Girlpower1 links us to this article about the budding ‘modesty movement’ in America, aimed at the same young girls who are being targeted and/or influenced by marketers and popular culture to participate in the ‘raunch culture’ instead of a more innocent, non-sexualized childhood. The author uses celebrities who are constantly in the media and in the tabloids, and the recent Paris Hilton-goes-to-jail debacle, as a starting-off point for her conversation–Lindsay Lohan, Nicole Richie, etc. She points to their ‘vulgarity’ and asks, are these the role models we want for our young girls?
The author, Colleen Carroll Campbell, gets so much right:
Today’s pop culture tells women that sexual power is the kind that counts most and they can achieve it by showing skin. That message has trickled down to girls, forcing them to trade carefree childhood pleasures for sexual competition.
You can see them in the mall, tugging nervously at their skimpy shorts and halter tops, straining to see how men react to their little bellies flouncing out of low-slung jeans. They look more exploited than empowered as they fuss and cringe, adjust and squirm. How odd that in an age when girls have more athletic and academic opportunities than ever, girlhood has become a high-pressure dress-rehearsal for adult mating games.
This is no doubt, disturbing. As are the following conclusions:
The American Psychological Association recently issued an alarming report on this trend, concluding that girls who view themselves as sex objects are more prone to academic failure, depression, eating disorders, low self-esteem, and poor self-image…A 2005 study published in the American Journal of Preventive Medicine showed a strong correlation between sexual activity and depression in teenage girls – a correlation far stronger than the one seen in boys, with girls’ depression rates rising as the number of sexual partners rose. The study suggests that sexual experimentation is not a symptom but a cause of depression in teenage girls.

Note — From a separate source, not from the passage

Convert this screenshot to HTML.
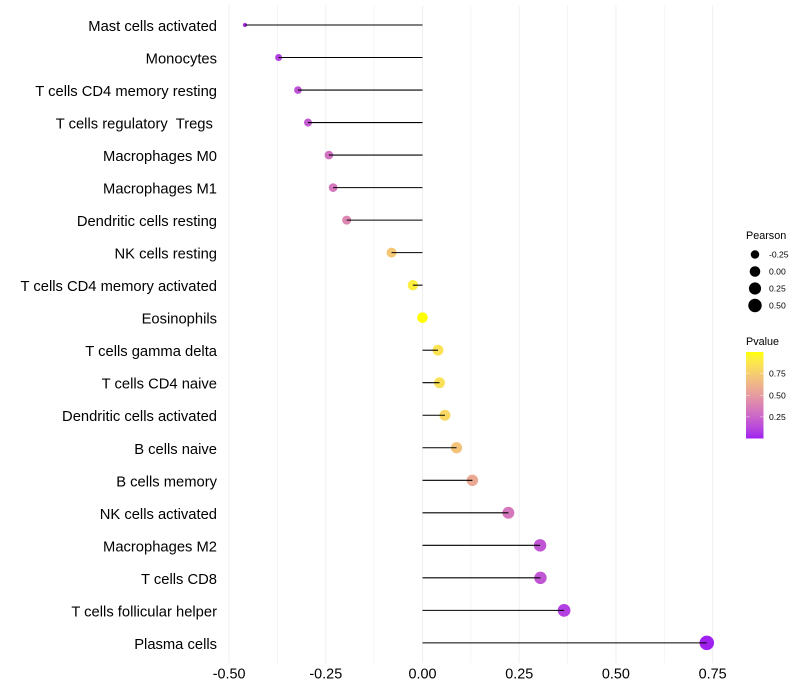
<!DOCTYPE html>
<html lang="en">
<head>
<meta charset="utf-8">
<title>Lollipop chart</title>
<style>
html,body{margin:0;padding:0;background:#fff;}
svg{display:block;font-family:"Liberation Sans",Arial,sans-serif;}
text{white-space:pre;}
</style>
</head>
<body>
<svg id="chart" width="800" height="700" viewBox="0 0 800 700"></svg>
<script>
const categories = ["Mast cells activated","Monocytes","T cells CD4 memory resting","T cells regulatory  Tregs ","Macrophages M0","Macrophages M1","Dendritic cells resting","NK cells resting","T cells CD4 memory activated","Eosinophils","T cells gamma delta","T cells CD4 naive","Dendritic cells activated","B cells naive","B cells memory","NK cells activated","Macrophages M2","T cells CD8","T cells follicular helper","Plasma cells"];
const pearson = [-0.459,-0.372,-0.322,-0.296,-0.242,-0.231,-0.196,-0.08,-0.025,0,0.04,0.044,0.058,0.088,0.129,0.222,0.304,0.305,0.366,0.735];
const pvalue = [0.04,0.10,0.17,0.20,0.30,0.33,0.40,0.72,0.92,1,0.86,0.84,0.80,0.70,0.57,0.33,0.18,0.18,0.10,0.0];
const xTicks = [-0.5,-0.25,0,0.25,0.5,0.75];
const xTickLabels = ["-0.50","-0.25","0.00","0.25","0.50","0.75"];
const sizeLegendValues = [-0.25,0,0.25,0.5];
const sizeLegendLabels = ["-0.25","0.00","0.25","0.50"];
const colorLegendValues = [0.25,0.5,0.75];
const colorLegendLabels = ["0.25","0.50","0.75"];

const NS = "http://www.w3.org/2000/svg";
const svg = document.getElementById("chart");
function mk(tag, attrs, parent, txt){
  const e = document.createElementNS(NS, tag);
  for (const k in attrs) e.setAttribute(k, attrs[k]);
  if (txt !== undefined) e.textContent = txt;
  (parent || svg).appendChild(e);
  return e;
}
const panelTop = 5.5, panelBottom = 663;
const x0 = 422.5, pxPerUnit = 386.8;
const rowStart = 25, rowStep = 32.52;
const xScale = v => x0 + v * pxPerUnit;
const yScale = i => rowStart + i * rowStep;
const pMin = Math.min(...pearson), pMax = Math.max(...pearson);
const rScale = v => 2.1 + 5.15 * Math.sqrt(Math.max(0, (v - pMin) / (pMax - pMin)));

// Lab interpolation from purple to yellow
function srgb2lin(c){c/=255;return c<=0.04045?c/12.92:Math.pow((c+0.055)/1.055,2.4);}
function lin2srgb(c){c=Math.max(0,Math.min(1,c));return Math.round(255*(c<=0.0031308?12.92*c:1.055*Math.pow(c,1/2.4)-0.055));}
function toLab(rgb){
  const r=srgb2lin(rgb[0]),g=srgb2lin(rgb[1]),b=srgb2lin(rgb[2]);
  const X=(0.4124*r+0.3576*g+0.1805*b)/0.95047,Y=0.2126*r+0.7152*g+0.0722*b,Z=(0.0193*r+0.1192*g+0.9505*b)/1.08883;
  const f=t=>t>0.008856?Math.cbrt(t):7.787*t+16/116;
  return [116*f(Y)-16,500*(f(X)-f(Y)),200*(f(Y)-f(Z))];
}
function fromLab(l){
  const fy=(l[0]+16)/116,fx=fy+l[1]/500,fz=fy-l[2]/200;
  const g=t=>t*t*t>0.008856?t*t*t:(t-16/116)/7.787;
  const X=g(fx)*0.95047,Y=g(fy),Z=g(fz)*1.08883;
  const r=3.2406*X-1.5372*Y-0.4986*Z,gg=-0.9689*X+1.8758*Y+0.0415*Z,b=0.0557*X-0.204*Y+1.057*Z;
  return "rgb("+lin2srgb(r)+","+lin2srgb(gg)+","+lin2srgb(b)+")";
}
const labLow = toLab([160,32,240]), labHigh = toLab([255,255,0]);
const colorScale = p => fromLab(labLow.map((v,i)=>v+(labHigh[i]-v)*p));

// Gridlines
const gridGroup = mk("g", {});


xTicks.forEach((t, i) => {
  const major = mk("line", {x1:xScale(t),x2:xScale(t),y1:panelTop,y2:panelBottom,stroke:"#F0F0F0","stroke-width":1.07}, gridGroup);
  
  
  if (i < xTicks.length - 1) {
    const mx = xScale((t + xTicks[i+1]) / 2);
    const minor = mk("line", {x1:mx,x2:mx,y1:panelTop,y2:panelBottom,stroke:"#F0F0F0","stroke-width":0.7}, gridGroup);
    
    
  }
});

// Lollipops
categories.forEach((c, i) => {
  const g = mk("g", {});
  
  
  const dot = mk("circle", {cx:xScale(pearson[i]),cy:yScale(i),r:rScale(pearson[i]),fill:colorScale(pvalue[i])}, g);
  
  
  const stem = mk("line", {x1:x0,x2:xScale(pearson[i]),y1:yScale(i),y2:yScale(i),stroke:"#000","stroke-width":1.07}, g);
  
  
  const lab = mk("text", {x:217,y:yScale(i)+6,"text-anchor":"end","font-size":14.75,fill:"#000"}, g, c);
  
  
});

// X axis labels
xTicks.forEach((t, i) => {
  const lab = mk("text", {x:xScale(t),y:678.5,"text-anchor":"middle","font-size":14.4,fill:"#000"}, svg, xTickLabels[i]);
  
  
});

// Size legend
const sizeLegend = mk("g", {});


const sizeTitle = mk("text", {x:746,y:239,"font-size":10.8,fill:"#000"}, sizeLegend, "Pearson");


sizeLegendValues.forEach((v, i) => {
  const cy = 254.5 + i * 17;
  const dot = mk("circle", {cx:755,cy:cy,r:rScale(v),fill:"#000"}, sizeLegend);
  
  
  const lab = mk("text", {x:769,y:cy+3,"font-size":8.6,fill:"#000"}, sizeLegend, sizeLegendLabels[i]);
  
  
});

// Colour legend
const colorLegend = mk("g", {});


const colorTitle = mk("text", {x:746,y:345,"font-size":10.8,fill:"#000"}, colorLegend, "Pvalue");


const defs = mk("defs", {});
const grad = mk("linearGradient", {id:"pv",x1:0,y1:1,x2:0,y2:0}, defs);
for (let k = 0; k <= 20; k++) {
  mk("stop", {offset:k/20,"stop-color":colorScale(k/20)}, grad);
}
const barTop = 352, barBottom = 438.5, barLeft = 746, barRight = 763.5;
const bar = mk("rect", {x:barLeft,y:barTop,width:barRight-barLeft,height:barBottom-barTop,fill:"url(#pv)"}, colorLegend);


colorLegendValues.forEach((v, i) => {
  const y = barBottom - v * (barBottom - barTop);
  const t1 = mk("line", {x1:barLeft,x2:barLeft+3.5,y1:y,y2:y,stroke:"#fff","stroke-width":0.5,"stroke-opacity":0.8}, colorLegend);
  
  
  const t2 = mk("line", {x1:barRight-3.5,x2:barRight,y1:y,y2:y,stroke:"#fff","stroke-width":0.5,"stroke-opacity":0.8}, colorLegend);
  
  
  const lab = mk("text", {x:769,y:y+3,"font-size":8.6,fill:"#000"}, colorLegend, colorLegendLabels[i]);
  
  
});
</script>
</body>
</html>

No doubt it’s a problem that sexual activity and depression are so strongly correlated among teenage girls. But I think the author makes a big leap when she says that the study ‘suggests’ that sexual experimentation is the cause of depression. It’s too patronizing and moralistic, and she doesn’t cite it to boot. It’s a justification for the ‘modesty movement’ she describes and supports:
Many parents feel powerless to resist the objectification of their daughters. But others are fighting back. A new modesty movement is sprouting in cities from Denver to Atlanta, with Pure Fashion shows drawing crowds of modesty-conscious mothers and daughters, new retailers like Shade Clothing reporting multi-million dollar sales figures for clothes that keep private parts private, and feisty online communities like ModestyZone.net encouraging rebels against raunchy culture.
The girls and women behind this movement say they are not looking to revive gunny-sack dresses or relive the 1950s. They simply want to be seen as more than the sum of their body parts.
Again, capitalism (note that this is becoming a multi-million dollar industry) is dressed up with a certain ideology, but in this case, it’s an ideology of the ‘struggle for protection from sexual influences,’ not the ‘movement toward liberation through the use of my sexuality.’
Don’t get me wrong; of course children shouldn’t be sexualized. But there comes a time in life called puberty, and at that time, both boys and girls do realize their sexuality. While a teenage girl should entirely have the choice the dress herself modesty, what I see here is not a choice, but rather a reaction against the other ‘choice’ of participating in the raunch culture. Check out Campbell’s credentials–she is very much a part of the Christian Right, who also advocate abstinence-only sex education. Yes, teenage girls and young women are inappropriately sexualized in our society, but I also think they should be allowed the choice of discovering their sexuality, or sensuality, or pleasure in their bodies, or just a love for fashion or what have you. Ignoring the fact that sexuality exists among adolescents only leads to more problems itself.
Another troublesome aspect of both ‘choices’–the raunch culture, or the modesty movement–is that both are about changing how the girls represent themselves; neither are about changing how boys and men look at and treat girls. If we really want to give people more choices in our society, we need to come at it from many different angles, not just the Madonna/whore dichotomy that we still look at women through.